The AKP, as you might expect, has a rather different take on matters. “The opposition
parties are trying to create the perception that
we are organising this [scenario producing electoral irregularities],” Recep Ozel, the AKP representative on the High Electoral Board (YSK) and the party deputy head responsible for election affairs, told Reuters on January 18, adding: “We are the biggest victims here”.
Ozel did not elaborate on why, rather than complaining to the media, the AKP has not directly brought its complaint to Interior Minister Suleyman Soylu, Erdogan’s hitman in the domestic war against terrorism and the head of the ministry which prepares the voter lists.
Erdogan is another who claims he is a real victim of electoral malfeasance. The president, who
has ruled the country since 2002 and before that held sway over Istanbul from 1994, is a victim of everything. Emotional manipulation—as perpetual victims he and his followers are always being cheated by someone or something—has never been less than at the heart of his populist rhetoric
but the main driver behind his longlasting success in keeping his voter base consolidated is a well- performing pyramid-shaped fund distribution mechanism, pre-election treats and all.
A total of 1.5mn voters in the country of 81mn have apparently changed their district since the snap polls last June and, Erdogan claimed last week, around half a million AKP members could not find their names on voter lists. He also did not explain why he had not pursued the issue with his interior minister rather than complaining to the crowds.
Where might those half a million AKP members have been distributed to, one ponders. It would be a tragedy for parliament’s dominant party if they should turn up in municipalities where safe majorities make them entirely superfluous!
Soylu’s categories
“It is the Interior Ministry’s responsibility to make sure every citizen can vote freely. As part of this, we see election safety falling into three categories: election rallies, voting, and ballot counting,” Soylu offered on January 20.

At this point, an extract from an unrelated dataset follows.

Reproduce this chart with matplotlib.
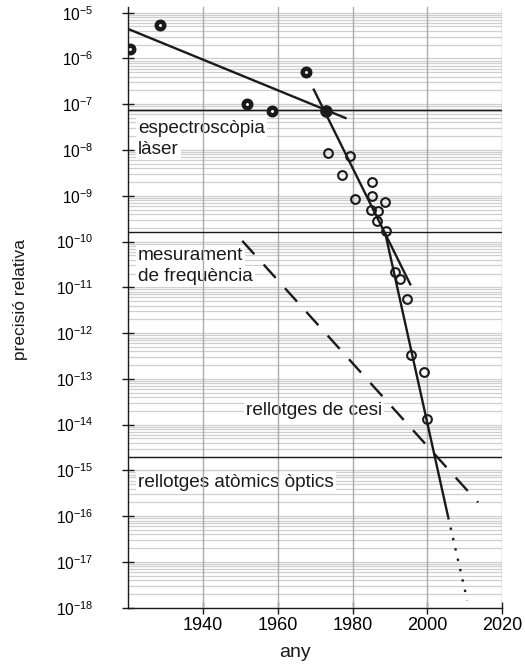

You can in fact make a parlour game of applying Soylu’s categorisation to the AKP campaign season realities now always seen in Turkey— polarisation, the sudden need to step up
military operations against Kurdish “terrorist” organisations, amendments to election law,
shifts in voter registrations, generosity in the pre-election economy, and so on. On voting day, there are always widespread incidents of CHP representatives being physically kicked and intimidated. And during the ballot counting, state- run news agency Anadolu always releases the final results before the tallies are completed—and the CHP leadership approves the results whatever their voters’ reactions.
But all of this is just a rather limited snapshot of some of what goes on: for more details on the AKP’s election practices, the OSCE reports are available for all past elections.